When you watch people practicing with LASERs, A lot of them seem to spend a lot of time chasing that red or green dot -- or just trying to find it! Their focus seems to be all about getting the dot on the target rather than getting the gun on target and then using the dot. Maybe they just haven't been trained in the proper use of the tool?
I've never looked into what training Crimson Trace may offer. That would be interesting to see. If
I was going to set out to train someone to shoot with a laser sight, I certainly would start with the fundamentals, then a good draw and front-sight-focused presentation. If someone is well used to that mode of operating, then the dot should appear right where their sights do, and so isn't hard to find.
But then my training plan would need some careful thought. I'm not quite sure how to best instruct for the shift from seeing (or trying to see, if it's dark) the front sight as you press the trigger, lengthening focus out to see that dot on the target instead, and how to get your brain to accept and work with the spasticly jumping dot instead of the relatively stable front sight as a legitimate flash sight picture.

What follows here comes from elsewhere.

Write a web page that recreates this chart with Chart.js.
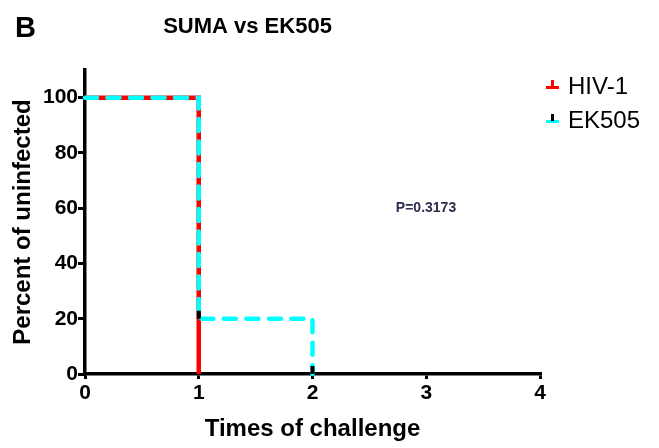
<!DOCTYPE html>
<html>
<head>
<meta charset="utf-8">
<script src="https://cdn.jsdelivr.net/npm/chart.js@4.4.1/dist/chart.umd.min.js"></script>
<style>
  html, body { margin: 0; padding: 0; background: #fff; }
  #wrap { width: 659px; height: 448px; }
</style>
</head>
<body>
<div id="wrap"><canvas id="survivalChart" width="659" height="448"></canvas></div>
<script>
// survival data (% uninfected after each challenge)
const hivTimes = [0, 1];
const hivPercent = [100, 0];
const ekTimes = [0, 1, 2];
const ekPercent = [100, 20, 0];
// censored ticks on the EK505 curve
const ekCensorTimes = [1, 2];
const ekCensorPercent = [20, 0];

const xTicks = [0, 1, 2, 3, 4];
const yTicks = [0, 20, 40, 60, 80, 100];

const seriesNames = ['HIV-1', 'EK505'];
const chartTitle = 'SUMA vs EK505';
const panelLabel = 'B';
const pValueText = 'P=0.3173';

const FONT = 'Arial, "Liberation Sans", sans-serif';
const RED = '#ff0000';
const CYAN = '#00ffff';

function toPoints(xs, ys) {
    return xs.map((x, i) => ({ x: x, y: ys[i] }));
}

// censor ticks go on top of every line
const censorTicks = {
    id: 'censorTicks',
    afterDatasetsDraw(chart) {
        const ctx = chart.ctx;
        const xs = chart.scales.x, ys = chart.scales.y;
        ctx.save();
        ctx.fillStyle = '#000';
        ekCensorTimes.forEach((t, i) => {
            const px = xs.getPixelForValue(t);
            const py = ys.getPixelForValue(ekCensorPercent[i]);
            ctx.fillRect(px - 2, py - 8, 4, 8);
        });
        ctx.restore();
    }
};

// title, panel letter, p value and the legend
const decor = {
    id: 'decor',
    afterDraw(chart) {
        const ctx = chart.ctx;
        ctx.save();
        ctx.fillStyle = '#000';
        ctx.textBaseline = 'alphabetic';

        ctx.font = 'bold 29px ' + FONT;
        ctx.textAlign = 'left';
        ctx.fillText(panelLabel, 15, 37);

        ctx.font = 'bold 22px ' + FONT;
        ctx.textAlign = 'center';
        ctx.fillText(chartTitle, 247.5, 33);

        ctx.font = 'bold 14px ' + FONT;
        ctx.fillStyle = '#2c2e4e';
        ctx.fillText(pValueText, 426, 212);

        // legend
        const rows = [
            { name: seriesNames[0], line: RED, tick: RED, y: 86 },
            { name: seriesNames[1], line: CYAN, tick: '#000', y: 120 }
        ];
        ctx.font = '24px ' + FONT;
        ctx.textAlign = 'left';
        ctx.textBaseline = 'middle';
        rows.forEach(r => {
            ctx.fillStyle = r.line;
            ctx.fillRect(546, r.y, 13, 3);
            ctx.fillStyle = r.tick;
            ctx.fillRect(551, r.y - 6, 3, 7);
            ctx.fillStyle = '#000';
            ctx.fillText(r.name, 568, r.y + 1);
        });
        ctx.restore();
    }
};

const axisCommon = {
    border: { display: true, color: '#000', width: 3.5 },
    grid: { drawOnChartArea: false, drawTicks: true, color: '#000', lineWidth: 3 },
    ticks: { color: '#000', font: { family: FONT, size: 21, weight: 'bold' } },
    title: { display: true, color: '#000', font: { family: FONT, size: 24, weight: 'bold' } }
};

new Chart(document.getElementById('survivalChart'), {
    type: 'line',
    data: {
        datasets: [
            {
                label: seriesNames[1],
                data: toPoints(ekTimes, ekPercent),
                stepped: true,
                borderColor: CYAN,
                borderWidth: 4.5,
                borderDash: [12, 10.5],
                borderCapStyle: 'round',
                pointRadius: 0,
                fill: false,
                order: 1,
                clip: false
            },
            {
                label: seriesNames[0],
                data: toPoints(hivTimes, hivPercent),
                stepped: true,
                borderColor: RED,
                borderWidth: 4.5,
                pointRadius: 0,
                fill: false,
                order: 2,
                clip: false
            }
        ]
    },
    options: {
        responsive: false,
        animation: false,
        layout: { padding: { top: 70, right: 119, left: 0, bottom: 0 } },
        plugins: {
            legend: { display: false },
            tooltip: { enabled: false }
        },
        scales: {
            x: {
                type: 'linear',
                min: 0,
                max: 4,
                border: axisCommon.border,
                grid: Object.assign({}, axisCommon.grid, { tickLength: 5 }),
                ticks: Object.assign({}, axisCommon.ticks, { padding: 2, maxRotation: 0 }),
                title: Object.assign({}, axisCommon.title, { text: 'Times of challenge', padding: { top: 0, bottom: 4 } }),
                afterBuildTicks: s => { s.ticks = xTicks.map(v => ({ value: v })); },
                afterFit: s => { s.height = 74; }
            },
            y: {
                min: 0,
                max: 110,
                border: axisCommon.border,
                grid: Object.assign({}, axisCommon.grid, { tickLength: 7 }),
                ticks: Object.assign({}, axisCommon.ticks, { padding: 0 }),
                title: Object.assign({}, axisCommon.title, { text: 'Percent of uninfected', padding: { top: 9, bottom: 0 } }),
                afterBuildTicks: s => { s.ticks = yTicks.map(v => ({ value: v })); },
                afterFit: s => { s.width = 85; }
            }
        }
    },
    plugins: [censorTicks, decor]
});
</script>
</body>
</html>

As you see your front sight, it's waving around to cover a wider area on the target than it appears, but we're able to accept the sight picture as "good enough". We see the sight, it's in an acceptable region of the target, press, bang, sights return to target...etc. Seeing what you need to see to make the shot, as Brian Enos liked to say. But a laser dot is showing you
exactly where the gun is pointing every millisecond, and that overload of bright red (or green) glowing data I find to be too unfiltered to give the sort of momentary reinforcement of aim that is needed to let the mind release the shot. Since we can't stabilize the dot, the way that we can appear to stabilize the sight, I think it becomes more of a Hail Mary effort. The dot was somewhere near where I wanted at one point so...uh, bang.